The glove box or isolator eliminates need for much of the air changes and control requirements. Unfortunately, a lot of customers do not like glove box or isolator. A BSC can give product protection, but it does not provide personnel protection. Personnel protection must be provided not only for the operator, but for the facility and emergency responders as well. Even further, the O&M personnel must be protected, which is why ANSI Z9.5, ASHRAE 62.1, IMC and USP 797 includes requirements for duct negative pressurization, minimum duct velocity, exhaust stack height and discahrge velocity, duct construction, subducting, backdraft dampers, alarm, etc.

If using postive pressure environment with toxic/flammable materials, where does the toxic/flammable material drift to if not the surrounding facility. If occupied, and the personnel are literate, they should be calling for OSHA investigation under those conditions. I would not want to be exposed to uncontrolled levels of unknown toxic material, and would not want to do that to anyone else, including repsonders and O&M personnel.
 
In a pharma facility, corridors are usually kept at a higher pressure as a way to protect personnel and cross-contamination of the products between rooms.

zeronet: I'm also doing something similar. Do your production area and corridors share the same AHU? If each area has its own, then setting 55hz for return and 45hz for supply for the production area makes sense. However, if they share the same AHU, then it's really up to the adjustment of dampers in the rooms to ensure the DP is there. Anyway, I think you may have completed your task by now. Hope it went well.
 
Corridor is clean and all the rooms are different substance and hence the clean corridor has to be higher pressure and room can take corridor air which is clean.

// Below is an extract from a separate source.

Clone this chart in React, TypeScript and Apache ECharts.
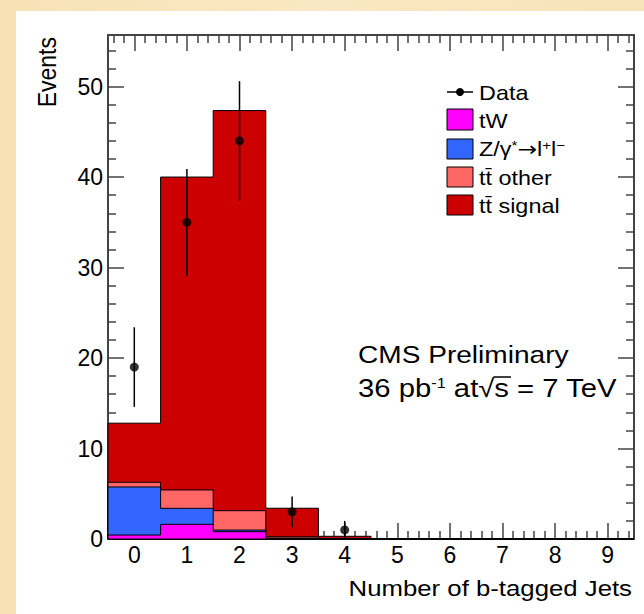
import React, { useEffect, useRef } from 'react';
import * as echarts from 'echarts';

// ---- data ----
const bins = [0, 1, 2, 3, 4, 5, 6, 7, 8, 9];
const tW = [0.44, 1.62, 0.81, 0.05, 0, 0, 0, 0, 0, 0];
const zGamma = [5.31, 1.77, 0.18, 0.05, 0, 0, 0, 0, 0, 0];
const ttOther = [0.52, 2.03, 2.14, 0.15, 0.05, 0, 0, 0, 0, 0];
const ttSignal = [6.53, 34.58, 44.22, 3.15, 0.25, 0, 0, 0, 0, 0];
const dataBins = [0, 1, 2, 3, 4];
const dataVals = [19, 35, 44, 3, 1];
const dataErr = [4.4, 5.9, 6.6, 1.7, 1.0];
const xTickLabels = [0, 1, 2, 3, 4, 5, 6, 7, 8, 9];
const yTickLabels = [0, 10, 20, 30, 40, 50];

const X_MIN = -0.5;
const X_MAX = 9.5;
const Y_MAX = 55.7;

const FONT = '"Liberation Sans", Arial, Helvetica, sans-serif';
const SX = 1.17;
const AX = '#444';

const xMinor: number[] = [];
for (let k = -2; k <= 47; k++) if (k % 5 !== 0) xMinor.push(k / 5);
const yMinor: number[] = [];
for (let v = 2; v <= 54; v += 2) if (v % 10 !== 0) yMinor.push(v);

function addArr(a: number[], b: number[]) {
  return a.map((v, i) => v + b[i]);
}
const cumTW = tW;
const cumZ = addArr(cumTW, zGamma);
const cumOther = addArr(cumZ, ttOther);
const cumSignal = addArr(cumOther, ttSignal);

function stepPoints(vals: number[]) {
  const pts: number[][] = [[bins[0] - 0.5, 0]];
  vals.forEach((v, i) => {
    pts.push([bins[i] - 0.5, v]);
    pts.push([bins[i] + 0.5, v]);
  });
  pts.push([bins[bins.length - 1] + 0.5, 0]);
  return pts;
}

function layerSeries(name: string, cum: number[], color: string) {
  return {
    type: 'custom',
    name,
    xAxisIndex: 0,
    yAxisIndex: 0,
    silent: true,
    data: [[0, 0]],
    renderItem: (_p: any, api: any) => ({
      type: 'polygon',
      shape: { points: stepPoints(cum).map((p) => api.coord(p)) },
      style: { fill: color, stroke: '#000', lineWidth: 1 },
    }),
  };
}

function xAxisDef(position: string, ticks: number[], len: number, labels: boolean, line: boolean) {
  return {
    type: 'value',
    min: X_MIN,
    max: X_MAX,
    position,
    axisLine: { show: line, onZero: false, lineStyle: { color: AX, width: 2 } },
    axisTick: { show: true, inside: true, length: len, customValues: ticks, lineStyle: { color: AX, width: 1.5 } },
    axisLabel: labels
      ? { show: true, customValues: xTickLabels, margin: 4, fontSize: 23, color: '#000', fontFamily: FONT }
      : { show: false },
    splitLine: { show: false },
  };
}
function yAxisDef(position: string, ticks: number[], len: number, labels: boolean, line: boolean) {
  return {
    type: 'value',
    min: 0,
    max: Y_MAX,
    position,
    axisLine: { show: line, onZero: false, lineStyle: { color: AX, width: 2 } },
    axisTick: { show: true, inside: true, length: len, customValues: ticks, lineStyle: { color: AX, width: 1.5 } },
    axisLabel: labels
      ? { show: true, customValues: yTickLabels, margin: 5, fontSize: 23, color: '#000', fontFamily: FONT }
      : { show: false },
    splitLine: { show: false },
  };
}

function txt(x: number, y: number, text: string, size: number, extra: any = {}, sx: number = SX) {
  return {
    type: 'text',
    x,
    y,
    scaleX: sx,
    style: { x: 0, y: 0, text, fontSize: size, fontFamily: FONT, fill: '#000', verticalAlign: 'middle', ...extra },
  };
}

function measure(t: string, size: number) {
  const ctx = document.createElement('canvas').getContext('2d');
  if (!ctx) return t.length * size * 0.55;
  ctx.font = `${size}px ${FONT}`;
  return ctx.measureText(t).width;
}

function buildOption() {
  const LX = 447;
  const LW = 26;
  const L2X = 358;
  const L2Y = 388;
  const L2S = 25;
  const sStart = L2X + SX * (measure('36 pb', L2S) + measure('-1', 14) + measure(' at√', L2S));
  const sEnd = sStart + SX * measure('s', L2S);
  return {
    animation: false,
    grid: { left: 108, top: 35, width: 526, height: 504, containLabel: false },
    xAxis: [
      xAxisDef('bottom', xTickLabels, 16, true, true),
      xAxisDef('bottom', xMinor, 8, false, false),
      xAxisDef('top', xTickLabels, 16, false, true),
      xAxisDef('top', xMinor, 8, false, false),
    ],
    yAxis: [
      yAxisDef('left', yTickLabels, 16, true, true),
      yAxisDef('left', yMinor, 8, false, false),
      yAxisDef('right', yTickLabels, 16, false, true),
      yAxisDef('right', yMinor, 8, false, false),
    ],
    series: [
      layerSeries('tt\u0304 signal', cumSignal, '#cc0000'),
      layerSeries('tt\u0304 other', cumOther, '#ff6666'),
      layerSeries('Z/γ*→l+l−', cumZ, '#3366ff'),
      layerSeries('tW', cumTW, '#ff00ff'),
      {
        type: 'custom',
        name: 'Data error',
        xAxisIndex: 0,
        yAxisIndex: 0,
        silent: true,
        data: dataBins.map((b, i) => [b, dataVals[i] - dataErr[i], dataVals[i] + dataErr[i]]),
        encode: { x: 0, y: [1, 2] },
        renderItem: (_p: any, api: any) => {
          const x = api.value(0);
          const p1 = api.coord([x, api.value(1)]);
          const p2 = api.coord([x, api.value(2)]);
          return {
            type: 'line',
            shape: { x1: p1[0], y1: p1[1], x2: p2[0], y2: p2[1] },
            style: { stroke: '#000', lineWidth: 1.5 },
          };
        },
        z: 4,
      },
      {
        type: 'scatter',
        name: 'Data',
        xAxisIndex: 0,
        yAxisIndex: 0,
        data: dataBins.map((b, i) => [b, dataVals[i]]),
        symbol: 'circle',
        symbolSize: 9,
        itemStyle: { color: '#000' },
        z: 5,
      },
    ],
    graphic: [
      // axis titles
      {
        type: 'text',
        x: 47,
        y: 37,
        rotation: Math.PI / 2,
        scaleY: 1.12,
        style: { x: 0, y: 0, text: 'Events', fontSize: 23, fontFamily: FONT, fill: '#000', align: 'right', verticalAlign: 'middle' },
      },
      {
        type: 'text',
        x: 632,
        y: 588,
        scaleX: 1.12,
        style: { x: 0, y: 0, text: 'Number of b-tagged Jets', fontSize: 23, fontFamily: FONT, fill: '#000', align: 'right', verticalAlign: 'middle' },
      },
      // legend
      { type: 'line', shape: { x1: LX, y1: 92, x2: LX + LW, y2: 92 }, style: { stroke: '#000', lineWidth: 1.5 } },
      { type: 'circle', shape: { cx: LX + LW / 2, cy: 92, r: 4 }, style: { fill: '#000' } },
      { type: 'rect', shape: { x: LX, y: 109, width: LW, height: 21 }, style: { fill: '#ff00ff', stroke: '#000', lineWidth: 1 } },
      { type: 'rect', shape: { x: LX, y: 139, width: LW, height: 20 }, style: { fill: '#3366ff', stroke: '#000', lineWidth: 1 } },
      { type: 'rect', shape: { x: LX, y: 167, width: LW, height: 20 }, style: { fill: '#ff6666', stroke: '#000', lineWidth: 1 } },
      { type: 'rect', shape: { x: LX, y: 195, width: LW, height: 20 }, style: { fill: '#cc0000', stroke: '#000', lineWidth: 1 } },
      txt(479, 93, 'Data', 20),
      txt(479, 121, 'tW', 20),
      txt(479, 149, 'Z/γ{sup|*}{ar|→}l{sup|+}l{sup|−}', 20, {
        rich: {
          sup: { fontSize: 13, fontFamily: FONT, fill: '#000', verticalAlign: 'top' },
          ar: { fontSize: 20, fontFamily: '"DejaVu Sans", sans-serif', fill: '#000' },
        },
      }),
      txt(479, 178, 'tt\u0304 other', 20),
      txt(479, 206, 'tt\u0304 signal', 20),
      // CMS label
      txt(358, 355, 'CMS Preliminary', 24),
      txt(L2X, L2Y, '36 pb{sup|-1} at√s = 7 TeV', L2S, {
        rich: { sup: { fontSize: 14, fontFamily: FONT, fill: '#000', verticalAlign: 'top' } },
      }),
      {
        type: 'line',
        shape: { x1: sStart - 1, y1: L2Y - 11, x2: sEnd + 2, y2: L2Y - 11 },
        style: { stroke: '#000', lineWidth: 1.5 },
      },
    ],
  };
}

export default function App() {
  const ref = useRef<HTMLDivElement>(null);
  useEffect(() => {
    if (!ref.current) return;
    const chart = echarts.init(ref.current, null, { renderer: 'svg' });
    chart.setOption(buildOption() as any);
    return () => chart.dispose();
  }, []);
  return (
    <div
      style={{
        position: 'fixed',
        left: 0,
        top: 0,
        width: 644,
        height: 614,
        overflow: 'hidden',
        background: 'linear-gradient(90deg, #f7e2b6 0%, #fae8c4 50%, #f7e3b9 100%)',
      }}
    >
      <div style={{ position: 'absolute', left: 16, top: 11, right: 0, bottom: 0, background: '#ffffff' }} />
      <div ref={ref} style={{ position: 'absolute', left: 0, top: 0, width: 644, height: 614 }} />
    </div>
  );
}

Yes you can adjust the exhaust damper to maintain the differential pressure between corridor and room. Mostly each room shall be with separate unit to avoid any cross contamination.
 
Slynk,
I havent completed it as yet, got side tracked by higher priority projects, and yes both the production rooms and corridors share the same AHUs. My logic behind setting return higher than supply is, if i reduce the supply dampers in each room to minimum and then open the corridor supply to maximum, and since there is no return in the corridor I should increase the return in each room thus forcing air in each room from corridor. It seems to give me the pressure I want, almost in every room, however... I still need to maintain +ve pressure even when the door is open (even +1 will do).
 
If they are on the same AHU, then I would recommend a net neutral balance. Corridor would be provided air at the net volume balance (set at TAB) needed to make relative static pressure differential between positive corridor and negative work rooms. Certification of room includes ACH; for a negative environment that is measured off the exhuast. Set ACH on exhaust to meet ISO/contract requirements, then set supply damper to meet relative negative differential requirement.

Most will have to be set at TAB, then final sheaving done, unless you have VFD's (which are nice against filter loading, TAB, and future changes). As room ACH's are pretty much set for work areas (volume flow for ISO is going to greatly exceed any comfort flows), only the corridor needs to be estimated for air flow. That would probably be the greater of PHARMA requirements (which in some cases requires surrounding ISO 8) or ASHRAE 62.1, or differential air flow volume needed between corridor and work room. That is pretty much a ball park guess, unless it is existing construction (to address any leakiness factors)where you can do some field testing before setting balance flows for the TAB.

If the corridor and work areas are off the same unit I would recommend a net neutral balance (assuming you need to have filtered supply air). If supply volume is less than exhuast volume, where does the necessary make-up air volume (which will be necessary to maintain the relative differential static pressure difference betweeen corridor and work area)come from? That would be either from increased infiltration or taking in air from another part of the building (which the same level of supply air filtration might not be required).